In 2017, the College commissioned an external review of the Opportunity Programme and its Bridging Course. This was conducted by Dr Camille Kandiko-Howson, then Senior Lecturer in Higher Education and Academic Head of Student Engagement at King’s College London. This review, which was wholly positive, was shared in its entirety with the University’s Admissions Executive. The University’s Admissions Executive then commissioned its own review in 2018 as part of an evaluation of the various widening participation schemes run by the Oxford colleges. This, too, was wholly positive, and was followed by our being awarded first prize in the inaugural Vice-Chancellor’s Diversity Awards in the category “promoting diversity in the student body.”

In 2019, the University formally adopted the Univ Opportunity Programme as a University initiative under the name Opportunity Oxford, and now every undergraduate college in Oxford has committed to making offers under the scheme. In the latest admissions round, 126 offers were made under Opportunity Oxford, and we expect to make in excess of 200 offers per year by the third year of the programme.

A last word on what this programme is really about
When thinking about bridging courses, foundation years and other major initiatives to support students from disadvantaged backgrounds in making successful applications to universities such as Oxford, it is natural to focus on what skills they most need to develop and how they can best be assisted in so doing. This is right and proper. The Univ scheme, though, has a slightly different thrust. Its primary objective is to encourage and support tutors in making offers to well-qualified students from disadvantaged backgrounds who are already in our applicant pool but who would not otherwise get a place at Oxford. The Bridging Course exists to give tutors a reasonable degree of confidence that, should they make an offer to a student from a disadvantaged background who would otherwise narrowly miss out, that student will be supported in the ways that are most relevant to the demands of an Oxford degree.

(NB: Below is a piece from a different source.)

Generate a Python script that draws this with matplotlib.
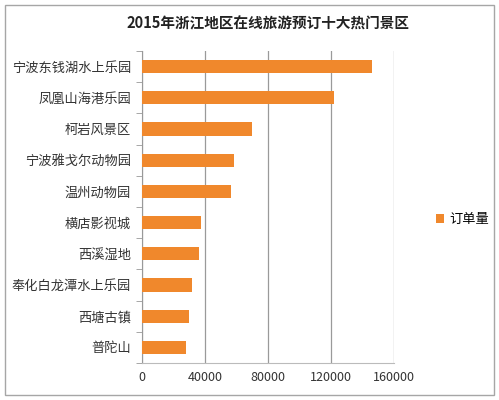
import matplotlib
matplotlib.use('Agg')
import numpy as np
import matplotlib.pyplot as plt
from matplotlib.patches import Rectangle

plt.rcParams['font.family'] = ['Noto Sans CJK SC', 'DejaVu Sans']

# Scenic spots, top to bottom, and their order counts
spots = ['宁波东钱湖水上乐园', '凤凰山海港乐园', '柯岩风景区', '宁波雅戈尔动物园', '温州动物园',
         '横店影视城', '西溪湿地', '奉化白龙潭水上乐园', '西塘古镇', '普陀山']
orders = [146400, 122200, 70100, 58800, 56700, 37600, 36500, 31700, 29800, 28000]
x_ticks = [0, 40000, 80000, 120000, 160000]

fig = plt.figure(figsize=(4.99, 4.0), dpi=100)

# outer frame like the Excel chart area
fig.patches.append(Rectangle((5 / 499, 5 / 400), 489 / 499, 390 / 400, transform=fig.transFigure,
                             fill=False, edgecolor='#a6a6a6', linewidth=1))

ax = fig.add_axes([142 / 499, 37 / 400, 251.7 / 499, 312 / 400])

y = np.arange(len(spots))[::-1]
ax.barh(y, orders, height=0.42, color='#f0882c', edgecolor='none', zorder=3)

ax.set_xlim(0, 160000)
ax.set_ylim(-0.5, len(spots) - 0.5)
ax.set_xticks(x_ticks)
ax.set_xticklabels([str(v) for v in x_ticks], fontsize=9, color='#333333')
ax.set_yticks(y)
ax.set_yticklabels(spots, fontsize=9.5, color='#333333')
ax.set_yticks(np.arange(len(spots) + 1) - 0.5, minor=True)
ax.tick_params(axis='y', which='major', length=0, pad=8)
ax.tick_params(axis='y', which='minor', length=4, color='#999999', direction='out')
ax.tick_params(axis='x', length=0, pad=6)

ax.grid(axis='x', color='#9a9a9a', linewidth=0.9, zorder=0)
for side in ['top', 'right']:
    ax.spines[side].set_visible(False)
ax.spines['left'].set_color('#999999')
ax.spines['bottom'].set_color('#bbbbbb')

ax.set_title('2015年浙江地区在线旅游预订十大热门景区', fontsize=10.5, fontweight='bold',
             color='#222222', pad=16)

ax.legend(['订单量'], loc='center left', bbox_to_anchor=(1.12, 0.46), frameon=False,
          fontsize=9.5, handlelength=0.6, handleheight=0.6, handletextpad=0.4)

fig.savefig('out.png', dpi=100)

Additionally, the tutor knows that she or he has the College’s support in making such an offer. We have good reasons to be confident that the Bridging Course represents effective and worthwhile preparation for participating students; but the Opportunity Programme is driven by the ambition to make offers to students, not simply to give more bridging support to students. In other words, though the Univ Opportunity Programme is often thought of as a bridging course, it is actually rather more concerned with re-thinking our admissions decisions.

Some comments from recent participants in the Univ Opportunity Programme
“The time spent on the programme was valuable in many ways: socially, academically, but most of all as an acclimatisation period. The experience meant that when October came, I was freshly aware of my capability and hit the ground running.”
Ruqayah Juyel (2017, Law)

“I was worried about my ability to cope with the workload, but the programme gave me confidence that I would be able to manage the work and do well at Oxford. It was really helpful to have friends before I arrived at university, especially since I was the only person from my school to get in.”
Guy Smith (2019, History and Politics), JCR Returning Officer and Class Equality Rep

“The programme was really helpful in providing experience of writing an academic essay in a low- pressure environment. It was also really useful to get comfortable in Oxford and the college environment before term started.”
Martha Storey (2019, Maths and Philosophy), JCR Treasurer/Vice-President

“The Bridging programme helped to ease me into independent study and made the prospect of Oxford tutorials much less scary because I already had an idea of what was expected of me and how to do it. It prepared me in terms of confidence, reassured me that Oxford could work for me, and I’ve gone on to really love my first year at university. I miss it when I’m back at home!”